Under these terms, the moves on a 5.10 climb loosely correspond to the moves you might find on an outdoor V0. Grade boundaries do not correspond neatly — a V4 is four grades harder than V0, but usually corresponds to a route difficulty of 5.12a.
Later, route climbers recognized how much of a role endurance can play, and ratings began to reflect it. A climb might have no move harder than V3, but the hard sections are so long and sustained that the climb still warrants a 5.12 rating.
Instead of trying to compare bouldering grades and route grades directly, bouldering grades can add a dimension to a climb’s description. For example, a route might involve a long stretch of 5.11 climbing leading into a V5 boulder problem.
Breaking down routes this way helps describe what makes a route difficult (and it can help you approach your project, too).
Controversy & Criticism
A “sandbagged” route is a climb considered “stiff” or hard for the given grade. Some areas are notorious for being full of sandbagged climbs (Joshua Tree and the Gunks are frequent suspects).
In general, old-school trad climbs tend to be “stiffer” than modern sport routes. That’s not to say that stiff sport climbs don’t exist, but 5.10 means very different things in Eldorado and Boulder Canyons.
On the other side of the spectrum, many climbers believe that modern sport climbing has inflated grades beyond reason. Sport climbing areas like the Red River Gorge are often accused of bearing “soft” grades, especially in comparison to established trad lines.
Others come to the defense of sport areas, arguing that the nature of sport climbing makes finer distinctions (and higher grades) more achievable, and that these areas are just as internally consistent as many trad-only areas.
Indoor climbing hasn’t helped. Many gyms are accused of inflating egos by grading climbs on the soft side. This is another tough comparison to make — a given move will feel much easier in a gym than outside, and the environments and surfaces are different enough that direct correlation seems too much to ask. Some gyms prefer soft grades, some prefer stiff, but as long as they’re internally consistent it doesn’t matter too much.

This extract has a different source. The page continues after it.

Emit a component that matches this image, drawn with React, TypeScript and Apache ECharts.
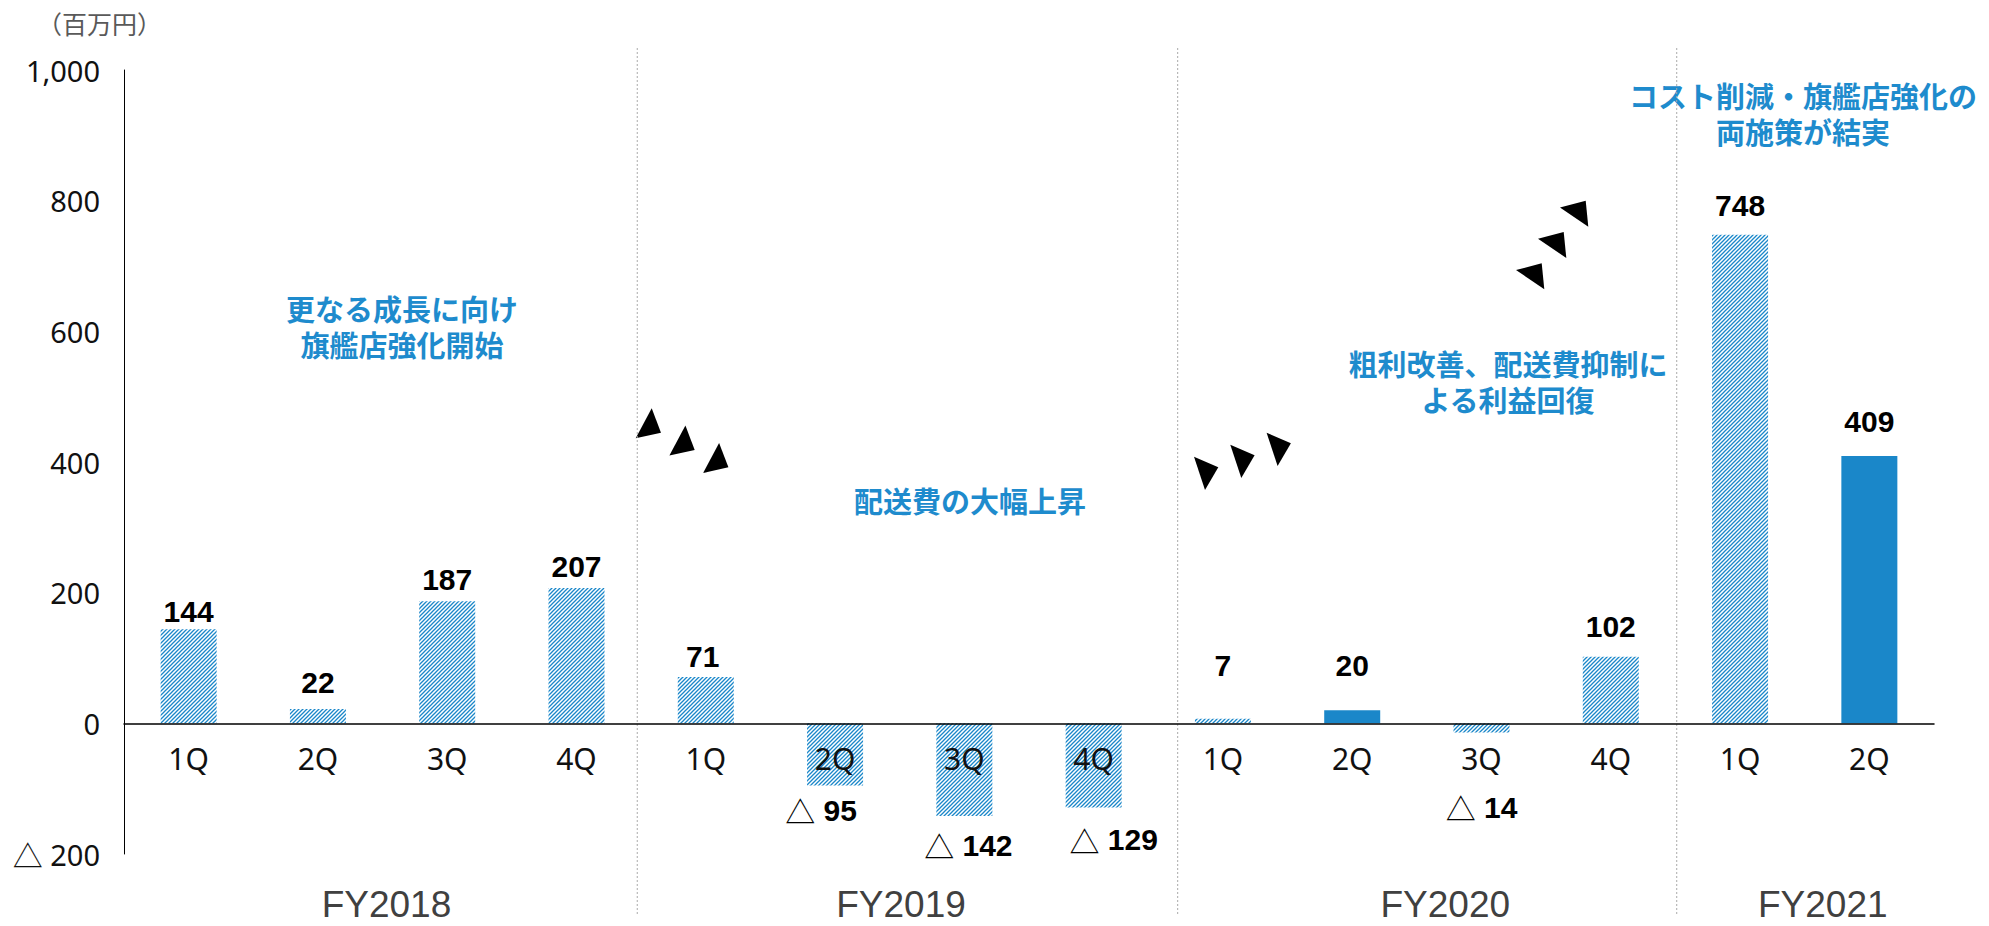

At the upper frontiers of the sport, grades becomes less predictable. Some climbers are reluctant to believe that their new route warrants a groundbreaking grade, while others are all too happy to claim a futuristic difficulty.
Because fewer climbers reach this level and their styles are so individual, it can be hard to tell how hard a climb really is. Consensus is still common, but grade changes are much more common in the upper echelons.
In summary: climbing grading systems are nebulous, inconsistent, fickle, unscientific, and constantly changing.
Much of this is inescapable. A climb’s “difficulty” is always going to be subjective on some level, and as humans we’re not the best at accurately reporting our struggles and strengths. Consensus helps, but even within a system like the YDS, grade disparity is wide.
Instead of scientific accuracy, grades usually end up associated with some sort of story. The tireless effort you put in to send your first 5.11. That time your buddy dragged you kicking and screaming up a slabby 5.8 R. The time you got slapped by a sandbag of a Gunks 5.9.
This is a part of how we communicate to ourselves and to each other: by creating narratives, telling stories. Grades are one tool to communicate with. Just like most languages, their rules don’t always make sense.
The important part is that the story starts with the climb, not the grade. If your narrative is about chasing grades, you’ll never be satisfied — there is always another grade — and you’ll miss out on some great stories in the meantime.
Wanting to improve is healthy, normal, and part of what makes climbing so rewarding. Training to get stronger is great, if that’s your jam. But spend your time and energy chasing the feelings and stories that got you into climbing in the first place. Otherwise, you’re not climbing rocks anymore — you’re just climbing a ladder.